Cooperative Groups (Too many blocks in cooperative launch)

I’m trying to use cooperative groups on at 1080 (Pascal). Everything seems to work well until I start asking for more and more threads. I’m getting the following error while running in debug mode.

CUDA error at ../src/Particle_BPF_GPU.cu:660 code=82(cudaErrorCooperativeLaunchTooLarge) "cudaLaunchCooperativeKernel ( ( void* ) computeResampleIndex, gridSize, blockSize, params, 0, NULL )" 
========= Program hit cudaErrorCooperativeLaunchTooLarge (error 82) due to "too many blocks in cooperative launch" on CUDA API call to cudaLaunchCooperativeKernel. 
=========     Saved host backtrace up to driver entry point at error
=========     Host Frame:/usr/lib/x86_64-linux-gnu/libcuda.so.1 [0x32f753]
=========     Host Frame:./Filters [0xab9e9]
=========     Host Frame:./Filters [0x58513]
=========     Host Frame:./Filters [0x38daf]
=========     Host Frame:./Filters [0x2de8c]
=========     Host Frame:./Filters [0x2216a]
=========     Host Frame:./Filters [0x1b155]
=========     Host Frame:/lib/x86_64-linux-gnu/libc.so.6 (__libc_start_main + 0xf0) [0x20830]
=========     Host Frame:./Filters [0xc589]
=========
========= ERROR SUMMARY: 1 error
nicelyma@wd-nicelyma-lnx:~/cuda-workspace/Filters/Debug$ cuda-memcheck ./Filters -s 1 --mcs=1 --gpu -b 30848

I understand I’m using too many ‘active blocks’ and have no argument with that. What I don’t understand is how to do the math to know how many blocks and threads I can call beforehand.

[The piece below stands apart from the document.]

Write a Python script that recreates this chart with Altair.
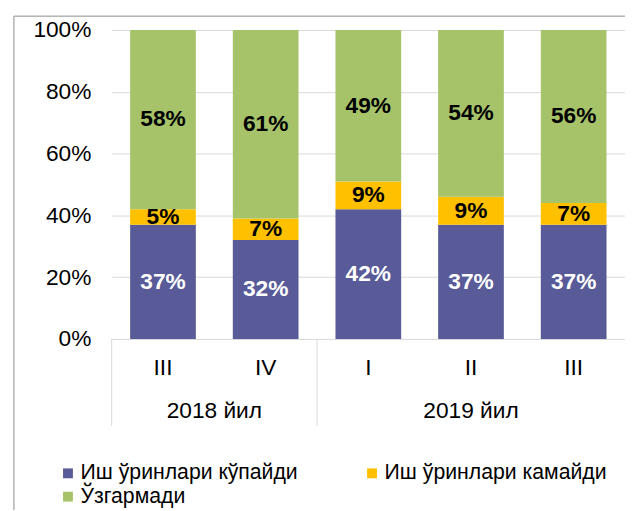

The kernel is only using 32 registers and the card has 20 SMPs. I’m asking for 128 threadsPerBlock and cudaOccupancyMaxActiveBlocksPerMultiprocessor says I have 12 ‘active blocks’ available.

Also, it does work when I ask for 30720 threads.The math is just not clicking…

There are multiple possible occupancy limiters. Register usage is not the only thing to consider (shared memory usage is another example). I would suggest you start by studying and using the cudaOccupancy… method that is given in the reduction…CG sample code. If that does not work, then probably a full example demonstrating the issue you are having may be needed.